— Begin —

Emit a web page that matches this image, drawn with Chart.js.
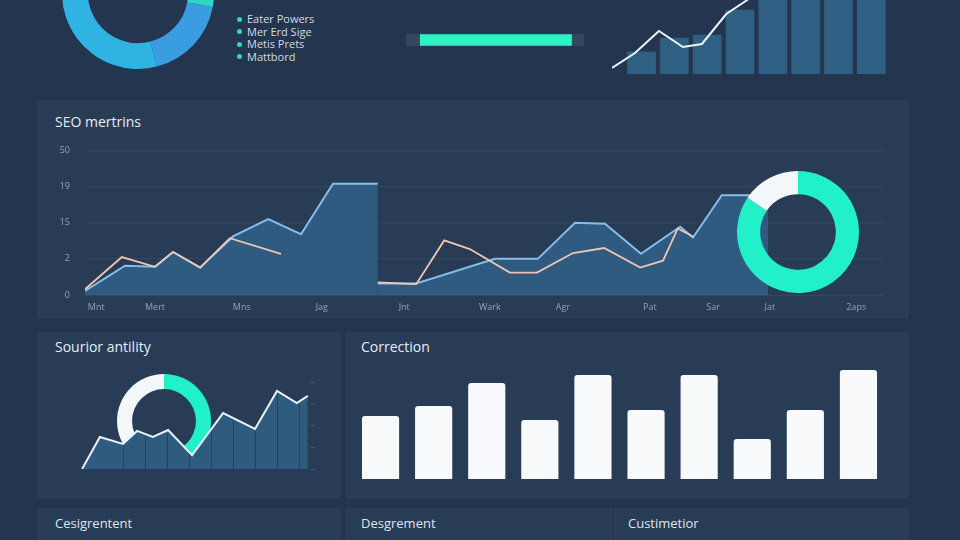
<!DOCTYPE html>
<html>
<head>
<meta charset="utf-8">
<title>Dashboard</title>
<script src="https://cdn.jsdelivr.net/npm/chart.js@4.4.1/dist/chart.umd.min.js"></script>
<style>
  body { margin: 0; width: 960px; height: 540px; overflow: hidden; position: relative;
         background: #24364f; font-family: "Open Sans", "Noto Sans", sans-serif; }
  .panel { position: absolute; background: #293c56; border: 1px solid rgba(255,255,255,0.035); box-sizing: border-box; }
  .titre { position: absolute; color: #e6edf5; font-size: 14px; line-height: 16px; white-space: nowrap; }
  .petit { font-size: 13px; color: #dde6f0; }
  .box { position: absolute; }
  #legende { position: absolute; left: 237px; top: 13px; margin: 0; padding: 0; list-style: none;
             color: #cfd9e4; font-size: 11px; line-height: 12.5px; }
  #legende span { display: inline-block; width: 5px; height: 5px; border-radius: 50%; background: #35d4c0;
                  margin-right: 5px; vertical-align: middle; position: relative; top: -1px; }
</style>
</head>
<body>

<div class="panel" style="left:38px;top:101px;width:870px;height:217px"></div>
<div class="panel" style="left:38px;top:332px;width:302px;height:166px"></div>
<div class="panel" style="left:346px;top:332px;width:562px;height:166px"></div>
<div class="panel" style="left:38px;top:508px;width:302px;height:40px"></div>
<div class="panel" style="left:346px;top:508px;width:266px;height:40px"></div>
<div class="panel" style="left:614px;top:508px;width:294px;height:40px"></div>

<div class="titre" style="left:55px;top:114px">SEO mertrins</div>
<div class="titre" style="left:55px;top:339px">Sourior antility</div>
<div class="titre" style="left:361px;top:339px">Correction</div>
<div class="titre petit" style="left:55px;top:515px">Cesigrentent</div>
<div class="titre petit" style="left:361px;top:515px">Desgrement</div>
<div class="titre petit" style="left:628px;top:515px">Custimetior</div>

<ul id="legende"></ul>

<script>
// donut du haut + legende
const topDonutLabels = ["Eater Powers", "Mer Erd Sige", "Metis Prets", "Mattbord"];
const topDonutValues = [28, 18, 38, 16];

// barre de progression
const progressTrack = [0, 100];
const progressFill = [8, 93];

// petit graphique en haut a droite
const topBarX = [0.9, 1.9, 2.9, 3.9, 4.9, 5.9, 6.9, 7.9];
const topBarValues = [22, 36, 39, 64, 92, 100, 104, 110];
const topLineX = [0, 0.7, 1.43, 2.16, 2.74, 3.48, 4.12, 4.9];
const topLineValues = [6, 21, 43, 27, 30, 60, 74, 98];

// SEO
const seoTickPos = [1.4, 8.75, 19.6, 29.6, 39.9, 50.6, 59.75, 70.6, 78.5, 85.6, 96.4];
const seoTickLabels = ["Mnt", "Mert", "Mns", "Jag", "Jnt", "Wark", "Agr", "Pat", "Sar", "Jat", "2aps"];
const seoYLabels = ["0", "2", "15", "19", "50"];
const seoBlueX = [0, 5, 8.75, 11, 14.4, 18.5, 22.9, 27, 31, 36.6, 36.6, 41.4, 51.25, 56.6, 61.25, 65, 69.5, 74.4, 76, 79.6, 85.4];
const seoBlueY = [0.11, 0.81, 0.78, 1.19, 0.76, 1.62, 2.1, 1.68, 3.08, 3.08, 0.32, 0.32, 1.0, 1.0, 2.0, 1.97, 1.14, 1.89, 1.59, 2.76, 2.76];
const seoPeachX = [0, 4.6, 8.75, 11, 14.4, 18.1, 24.5, 30, 36.6, 41.4, 44.9, 48.1, 53.1, 56.5, 61, 64.9, 69.4, 72.25, 74.1, 76];
const seoPeachY = [0.16, 1.05, 0.78, 1.19, 0.76, 1.57, 1.14, null, 0.35, 0.3, 1.51, 1.27, 0.62, 0.62, 1.16, 1.3, 0.76, 0.95, 1.84, 1.62];
const seoDonutValues = [84.5, 15.5];

// Sourior antility
const souX = [0.14, 0.95, 2.0, 2.64, 3.36, 4.05, 5.14, 6.55, 8.0, 9.0, 9.9, 10.4];
const souY = [0, 1.47, 1.15, 1.75, 1.47, 1.79, 0.64, 2.57, 1.84, 3.59, 3.03, 3.36];
const souSeparators = [2, 3, 4, 5, 6, 7, 8, 9, 10];
const souDonutValues = [50, 50];

// Correction
const corrLabels = ["1", "2", "3", "4", "5", "6", "7", "8", "9", "10"];
const corrValues = [63, 73, 96, 59, 104, 69, 104, 40, 69, 109];

Chart.defaults.animation = false;
Chart.defaults.responsive = true;
Chart.defaults.maintainAspectRatio = false;
Chart.defaults.plugins.legend.display = false;
Chart.defaults.plugins.tooltip.enabled = false;
Chart.defaults.font.family = '"Open Sans", "Noto Sans", sans-serif';

const TEAL = '#22f0c8';
const WHITE = '#f4f7fa';

function boite(left, top, w, h) {
  const d = document.createElement('div');
  d.className = 'box';
  d.style.cssText = 'left:' + left + 'px;top:' + top + 'px;width:' + w + 'px;height:' + h + 'px';
  const c = document.createElement('canvas');
  d.appendChild(c);
  document.body.appendChild(d);
  return c.getContext('2d');
}

function points(xs, ys) {
  return xs.map((x, i) => ({ x: x, y: ys[i] }));
}

// legende
const ul = document.getElementById('legende');
topDonutLabels.forEach(l => {
  const li = document.createElement('li');
  li.innerHTML = '<span></span>' + l;
  ul.appendChild(li);
});

// donut du haut a gauche
new Chart(boite(62, -83, 152, 152), {
  type: 'doughnut',
  data: {
    labels: topDonutLabels,
    datasets: [{ data: topDonutValues, backgroundColor: ['#2dd6c6', '#3a9de2', '#2fb3e3', '#2dd6c6'], borderWidth: 0 }]
  },
  options: { cutout: '66%' }
});

// progression
new Chart(boite(406, 28, 178, 24), {
  type: 'bar',
  data: {
    labels: ['p'],
    datasets: [
      { data: [progressFill], backgroundColor: '#2ef2c6', barThickness: 11, borderRadius: 1, grouped: false },
      { data: [progressTrack], backgroundColor: '#34475f', barThickness: 12, borderRadius: 2, grouped: false }
    ]
  },
  options: {
    indexAxis: 'y',
    scales: { x: { min: 0, max: 100, display: false }, y: { display: false } }
  }
});

// barres + ligne en haut a droite
new Chart(boite(612, -56, 279, 130), {
  type: 'bar',
  data: {
    datasets: [
      { type: 'line', data: points(topLineX, topLineValues), borderColor: '#eef4fa', borderWidth: 2, pointRadius: 0, order: 0 },
      { type: 'bar', data: points(topBarX, topBarValues), backgroundColor: '#2f5f83', barThickness: 28, order: 1 }
    ]
  },
  options: {
    scales: {
      x: { type: 'linear', min: 0, max: 8.5, offset: false, display: false },
      y: { min: 0, max: 130, display: false }
    }
  }
});

// SEO
new Chart(boite(40, 130, 850, 193), {
  type: 'line',
  data: {
    datasets: [
      { data: points(seoPeachX, seoPeachY), borderColor: '#efc6b5', borderWidth: 1.8, pointRadius: 0, fill: false, spanGaps: false, order: 0 },
      { data: points(seoBlueX, seoBlueY), borderColor: '#86bde9', borderWidth: 2, pointRadius: 0, fill: 'origin',
        backgroundColor: '#2e5b7f', order: 1,
        segment: { borderColor: c => c.p0.parsed.x === c.p1.parsed.x ? 'rgba(0,0,0,0)' : undefined } }
    ]
  },
  options: {
    layout: { padding: { top: 17, right: 5 } },
    scales: {
      x: {
        type: 'linear', min: 0, max: 100,
        afterFit: s => { s.height = 28; },
        afterBuildTicks: s => { s.ticks = seoTickPos.map(v => ({ value: v })); },
        ticks: { callback: (v, i) => seoTickLabels[i], color: '#93a3b7', font: { size: 9 }, maxRotation: 0, autoSkip: false, padding: 7 },
        grid: { display: false, drawTicks: false }, border: { display: false }
      },
      y: {
        min: 0, max: 4,
        afterFit: s => { s.width = 45; },
        ticks: { stepSize: 1, callback: v => seoYLabels[v], color: '#93a3b7', font: { size: 9 }, padding: 15 },
        grid: { color: 'rgba(255,255,255,0.06)', drawTicks: false }, border: { display: false }
      }
    }
  }
});

// donut sur le SEO
new Chart(boite(737, 171, 122, 122), {
  type: 'doughnut',
  data: { labels: ['a', 'b'], datasets: [{ data: seoDonutValues, backgroundColor: [TEAL, WHITE], borderWidth: 0 }] },
  options: { cutout: '62%' }
});

// Sourior antility : le donut passe derriere la courbe
new Chart(boite(117, 374, 94, 94), {
  type: 'doughnut',
  data: { labels: ['a', 'b'], datasets: [{ data: souDonutValues, backgroundColor: [TEAL, WHITE], borderWidth: 0 }] },
  options: { cutout: '68%' }
});

function souAt(x) {
  for (let i = 1; i < souX.length; i++) {
    if (x <= souX[i]) {
      const t = (x - souX[i - 1]) / (souX[i] - souX[i - 1]);
      return souY[i - 1] + t * (souY[i] - souY[i - 1]);
    }
  }
  return souY[souY.length - 1];
}

new Chart(boite(79, 380, 237, 91), {
  type: 'line',
  data: {
    datasets: [{ data: points(souX, souY), borderColor: '#e9f1f8', borderWidth: 2, pointRadius: 0, fill: 'origin', backgroundColor: '#2e5b7e' }]
  },
  options: {
    layout: { padding: { top: 2, bottom: 2 } },
    scales: {
      x: {
        type: 'linear', min: 0, max: 10.5,
        afterFit: s => { s.height = 0; },
        afterBuildTicks: s => { s.ticks = souSeparators.map(v => ({ value: v })); },
        ticks: { display: false },
        border: { display: false },
        grid: {
          z: 1, drawTicks: false, lineWidth: 1,
          // separateurs visibles seulement sous la courbe
          color: c => {
            const ch = c.chart, a = ch.chartArea;
            if (!a || !c.tick || !ch.scales.y) return 'rgba(0,0,0,0)';
            const py = ch.scales.y.getPixelForValue(souAt(c.tick.value));
            const f = Math.min(1, Math.max(0, (py + 2 - a.top) / (a.bottom - a.top)));
            const g = ch.ctx.createLinearGradient(0, a.top, 0, a.bottom);
            g.addColorStop(0, 'rgba(0,0,0,0)');
            g.addColorStop(f, 'rgba(0,0,0,0)');
            g.addColorStop(f, '#25405b');
            g.addColorStop(1, '#25405b');
            return g;
          }
        }
      },
      y: {
        position: 'right', min: 0, max: 4,
        afterFit: s => { s.width = 6; },
        ticks: { display: false, stepSize: 1 },
        grid: { drawOnChartArea: false, tickLength: 5, color: 'rgba(255,255,255,0.14)' },
        border: { display: false }
      }
    }
  }
});

// Correction
new Chart(boite(354, 359, 531, 120), {
  type: 'bar',
  data: {
    labels: corrLabels,
    datasets: [{ data: corrValues, backgroundColor: '#f7f9fb', borderRadius: 3, barPercentage: 0.7, categoryPercentage: 1 }]
  },
  options: {
    scales: { x: { display: false }, y: { min: 0, max: 120, display: false } }
  }
});
</script>
</body>
</html>
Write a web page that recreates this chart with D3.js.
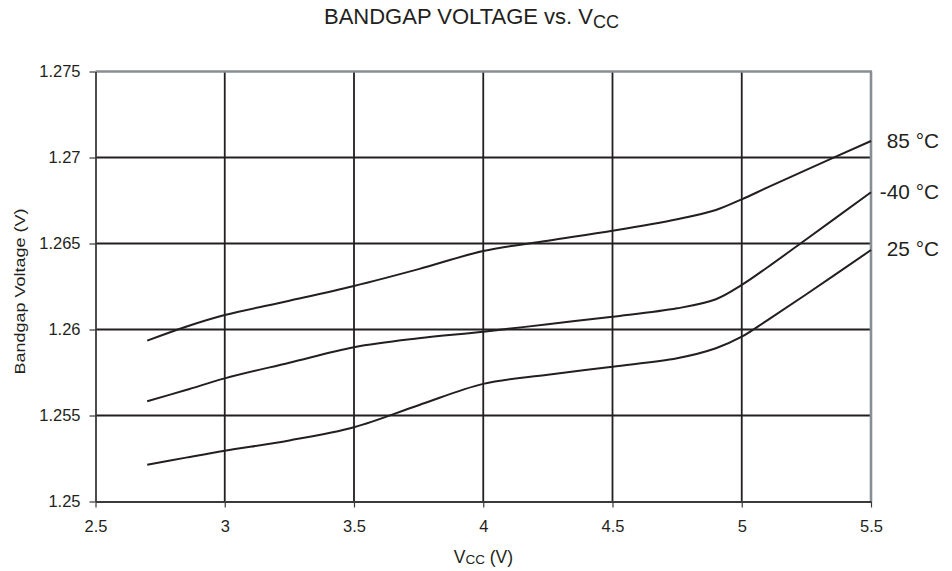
<!DOCTYPE html>
<html>
<head>
<meta charset="utf-8">
<script src="https://cdn.jsdelivr.net/npm/d3@7"></script>
<style>
  html, body { margin: 0; padding: 0; background: #fff; }
  svg { display: block; font-family: "Liberation Sans", Arial, sans-serif; }
</style>
</head>
<body>
<svg id="chart" width="952" height="571"></svg>
<script>
// ---- data ----
const vcc = [2.7, 2.85, 3, 3.25, 3.5, 3.75, 4, 4.25, 4.5, 4.75, 4.9, 5, 5.1, 5.25, 5.5];
const series85 = [1.25935, 1.26016, 1.26084, 1.26167, 1.26253, 1.26351, 1.26456, 1.26516, 1.26574, 1.26641, 1.26695, 1.26757, 1.26826, 1.26928, 1.27096];
const seriesM40 = [1.25583, 1.25648, 1.25716, 1.25807, 1.25897, 1.25949, 1.25987, 1.26031, 1.26074, 1.26123, 1.26176, 1.26259, 1.26362, 1.26525, 1.26798];
const series25 = [1.25214, 1.25255, 1.25295, 1.25355, 1.25432, 1.25560, 1.25684, 1.25737, 1.25784, 1.25833, 1.25891, 1.25958, 1.26055, 1.26205, 1.26462];
const seriesNames = ["85 °C", "-40 °C", "25 °C"];
const xTicks = [2.5, 3, 3.5, 4, 4.5, 5, 5.5];
const xTickLabels = ["2.5", "3", "3.5", "4", "4.5", "5", "5.5"];
const yTicks = [1.25, 1.255, 1.26, 1.265, 1.27, 1.275];
const yTickLabels = ["1.25", "1.255", "1.26", "1.265", "1.27", "1.275"];

// ---- layout ----
const svg = d3.select("#chart");
const L = 95.5, R = 871, T = 71.5, B = 501.5;
const ink = "#231f20";
const x = d3.scaleLinear().domain([2.5, 5.5]).range([L, R]);
const y = d3.scaleLinear().domain([1.25, 1.275]).range([B, T]);

// grid lines
const g = svg.append("g");
g.selectAll("line.vg").data(xTicks.slice(1, -1)).join("line")
  .attr("x1", d => x(d)).attr("x2", d => x(d)).attr("y1", T).attr("y2", B)
  .attr("stroke", ink).attr("stroke-width", 1.8);
g.selectAll("line.hg").data(yTicks.slice(1, -1)).join("line")
  .attr("x1", L).attr("x2", R).attr("y1", d => y(d)).attr("y2", d => y(d))
  .attr("stroke", ink).attr("stroke-width", 1.8);
// top & right border (gray)
g.append("line").attr("x1", L).attr("x2", R + 1).attr("y1", T).attr("y2", T)
  .attr("stroke", "#878e94").attr("stroke-width", 2.4);
g.append("line").attr("x1", R).attr("x2", R).attr("y1", T).attr("y2", B)
  .attr("stroke", "#878e94").attr("stroke-width", 2.6);

// axes
const yAxis = d3.axisLeft(y).tickValues(yTicks)
  .tickFormat((d, i) => yTickLabels[i]).tickSize(6).tickPadding(9).tickSizeOuter(0);
const xAxis = d3.axisBottom(x).tickValues(xTicks)
  .tickFormat((d, i) => xTickLabels[i]).tickSize(6).tickPadding(13).tickSizeOuter(0);

const ya = svg.append("g").attr("transform", `translate(${L},0)`).call(yAxis);
const xa = svg.append("g").attr("transform", `translate(0,${B})`).call(xAxis);
[ya, xa].forEach(a => {
  a.select(".domain").attr("stroke", "#3a3a3a").attr("stroke-width", 1.8);
  a.selectAll(".tick line").attr("stroke", "#3a3a3a").attr("stroke-width", 1.2);
  a.selectAll(".tick text").attr("fill", ink).style("font-size", "16.5px")
    .style("font-family", "'Liberation Sans', Arial, sans-serif");
});

// curves
const line = d3.line()
  .x((d, i) => x(vcc[i]))
  .y(d => y(d))
  .curve(d3.curveCatmullRom.alpha(0.5));
const allSeries = [series85, seriesM40, series25];
svg.append("g").selectAll("path").data(allSeries).join("path")
  .attr("d", d => line(d))
  .attr("fill", "none").attr("stroke", ink).attr("stroke-width", 2);

// series labels (right-aligned)
const labelBaselines = [147.7, 199, 255.7];
svg.append("g").selectAll("text").data(seriesNames).join("text")
  .attr("x", 939).attr("y", (d, i) => labelBaselines[i])
  .attr("text-anchor", "end").attr("fill", ink)
  .style("font-size", "20.8px").text(d => d);

// title
const title = svg.append("text").attr("x", 324).attr("y", 24)
  .attr("fill", ink).style("font-size", "22px");
title.append("tspan").text("BANDGAP VOLTAGE vs. V");
title.append("tspan").attr("dy", 4.3).style("font-size", "18px").text("CC");

// x axis title
const xt = svg.append("text").attr("x", 483.4).attr("y", 563.3)
  .attr("text-anchor", "middle").attr("fill", ink).style("font-size", "17.5px");
xt.append("tspan").text("V");
xt.append("tspan").attr("dy", 1).style("font-size", "13.5px").text("CC");
xt.append("tspan").attr("dy", -1).text(" (V)");

// y axis title
svg.append("text").attr("transform", "translate(25,291.5) rotate(-90)")
  .attr("text-anchor", "middle").attr("fill", ink)
  .attr("textLength", 166).attr("lengthAdjust", "spacingAndGlyphs")
  .style("font-size", "14px").text("Bandgap Voltage (V)");
</script>
</body>
</html>
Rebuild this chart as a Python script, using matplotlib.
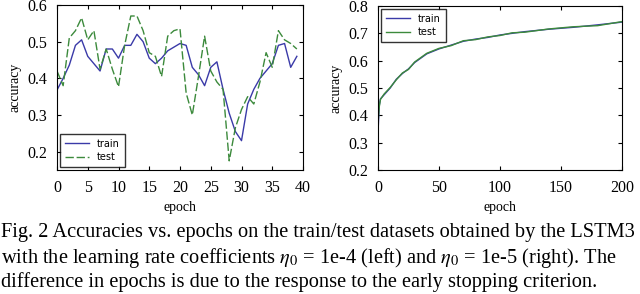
import matplotlib.pyplot as plt
import numpy as np

# left panel: eta0 = 1e-4, 40 epochs
epochs_l = np.arange(40)
train_l = [0.368, 0.40, 0.436, 0.49, 0.505, 0.46, 0.44, 0.42, 0.48, 0.48,
           0.455, 0.49, 0.49, 0.52, 0.50, 0.455, 0.44, 0.455, 0.475, 0.485,
           0.495, 0.49, 0.43, 0.41, 0.38, 0.43, 0.445, 0.37, 0.305, 0.255,
           0.23, 0.33, 0.37, 0.40, 0.42, 0.44, 0.49, 0.495, 0.43, 0.46]
test_l = [0.42, 0.38, 0.51, 0.53, 0.565, 0.505, 0.53, 0.425, 0.48, 0.425,
          0.377, 0.49, 0.57, 0.57, 0.53, 0.47, 0.46, 0.405, 0.515, 0.53,
          0.535, 0.36, 0.30, 0.405, 0.515, 0.42, 0.39, 0.37, 0.175, 0.265,
          0.315, 0.35, 0.33, 0.39, 0.47, 0.43, 0.53, 0.505, 0.495, 0.48]

# right panel: eta0 = 1e-5, 200 epochs (sampled)
epochs_r = [0, 1, 2, 5, 10, 15, 20, 25, 30, 40, 50, 60, 70, 80, 90, 100,
            110, 120, 140, 160, 180, 200]
train_r = [0.336, 0.435, 0.46, 0.475, 0.50, 0.532, 0.553, 0.57, 0.593,
           0.625, 0.643, 0.657, 0.671, 0.679, 0.685, 0.694, 0.700, 0.706,
           0.715, 0.722, 0.731, 0.741]
test_r = [0.37, 0.43, 0.458, 0.478, 0.502, 0.530, 0.555, 0.568, 0.595,
          0.627, 0.645, 0.655, 0.673, 0.677, 0.687, 0.692, 0.702, 0.704,
          0.716, 0.724, 0.728, 0.743]

blue = '#3a3aa8'
green = '#3c8a3c'
serif = 'Liberation Serif'

fig = plt.figure(figsize=(6.4, 2.94), dpi=100)
ax1 = fig.add_axes([57/640, 1 - 170/294, 246/640, 165/294])
ax2 = fig.add_axes([378/640, 1 - 170/294, 244/640, 164/294])

ax1.plot(epochs_l, train_l, color=blue, lw=1.0, label='train')
ax1.plot(epochs_l, test_l, color=green, lw=1.0, ls=(0, (6, 2)), label='test')
ax1.set_xlim(0, 40)
ax1.set_ylim(0.15, 0.6)
ax1.set_xticks(range(0, 41, 5))
ax1.set_yticks([0.2, 0.3, 0.4, 0.5, 0.6])

ax2.plot(epochs_r, train_r, color=blue, lw=1.0, label='train')
ax2.plot(epochs_r, test_r, color=green, lw=1.0, label='test')
ax2.set_xlim(0, 200)
ax2.set_ylim(0.2, 0.8)
ax2.set_xticks([0, 50, 100, 150, 200])
ax2.set_yticks([0.2, 0.3, 0.4, 0.5, 0.6, 0.7, 0.8])

for ax in (ax1, ax2):
    ax.tick_params(direction='in', top=True, right=True, length=3,
                   labelsize=11.5, pad=7)
    for lab in ax.get_xticklabels() + ax.get_yticklabels():
        lab.set_fontfamily(serif)
    ax.set_xlabel('epoch', fontsize=10, family=serif, labelpad=4)
    ax.set_ylabel('accuracy', fontsize=10, family=serif, labelpad=4)
    for s in ax.spines.values():
        s.set_linewidth(0.8)

ax1.legend(loc='lower left', fontsize=7, frameon=True, fancybox=False,
           edgecolor='black', handlelength=2.5, borderpad=0.5,
           labelspacing=0.35, borderaxespad=0.3)
ax2.legend(loc='upper left', fontsize=7, frameon=True, fancybox=False,
           edgecolor='black', handlelength=2.5, borderpad=0.5,
           labelspacing=0.35, borderaxespad=0.3)

caption = ["Fig. 2 Accuracies vs. epochs on the train/test datasets obtained by the LSTM3",
           r"with the learning rate coefficients $\eta_0$ = 1e-4 (left) and $\eta_0$ = 1e-5 (right). The",
           "difference in epochs is due to the response to the early stopping criterion."]
for i, line in enumerate(caption):
    fig.text(0.002, 1 - (233 + 24.5*i)/294, line, fontsize=14.7, family=serif,
             va='center', ha='left', math_fontfamily='stix')

fig.savefig('out.png', dpi=100)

— End —

Given request: Leaving the pictures out, write out exactly the lines from the line containing "Rebuild this chart" through the line containing "ax2 = fig.add_axes([378/640, 1", both included.

Reply to the task:
Rebuild this chart as a Python script, using matplotlib.
import matplotlib.pyplot as plt
import numpy as np

# left panel: eta0 = 1e-4, 40 epochs
epochs_l = np.arange(40)
train_l = [0.368, 0.40, 0.436, 0.49, 0.505, 0.46, 0.44, 0.42, 0.48, 0.48,
           0.455, 0.49, 0.49, 0.52, 0.50, 0.455, 0.44, 0.455, 0.475, 0.485,
           0.495, 0.49, 0.43, 0.41, 0.38, 0.43, 0.445, 0.37, 0.305, 0.255,
           0.23, 0.33, 0.37, 0.40, 0.42, 0.44, 0.49, 0.495, 0.43, 0.46]
test_l = [0.42, 0.38, 0.51, 0.53, 0.565, 0.505, 0.53, 0.425, 0.48, 0.425,
          0.377, 0.49, 0.57, 0.57, 0.53, 0.47, 0.46, 0.405, 0.515, 0.53,
          0.535, 0.36, 0.30, 0.405, 0.515, 0.42, 0.39, 0.37, 0.175, 0.265,
          0.315, 0.35, 0.33, 0.39, 0.47, 0.43, 0.53, 0.505, 0.495, 0.48]

# right panel: eta0 = 1e-5, 200 epochs (sampled)
epochs_r = [0, 1, 2, 5, 10, 15, 20, 25, 30, 40, 50, 60, 70, 80, 90, 100,
            110, 120, 140, 160, 180, 200]
train_r = [0.336, 0.435, 0.46, 0.475, 0.50, 0.532, 0.553, 0.57, 0.593,
           0.625, 0.643, 0.657, 0.671, 0.679, 0.685, 0.694, 0.700, 0.706,
           0.715, 0.722, 0.731, 0.741]
test_r = [0.37, 0.43, 0.458, 0.478, 0.502, 0.530, 0.555, 0.568, 0.595,
          0.627, 0.645, 0.655, 0.673, 0.677, 0.687, 0.692, 0.702, 0.704,
          0.716, 0.724, 0.728, 0.743]

blue = '#3a3aa8'
green = '#3c8a3c'
serif = 'Liberation Serif'

fig = plt.figure(figsize=(6.4, 2.94), dpi=100)
ax1 = fig.add_axes([57/640, 1 - 170/294, 246/640, 165/294])
ax2 = fig.add_axes([378/640, 1 - 170/294, 244/640, 164/294])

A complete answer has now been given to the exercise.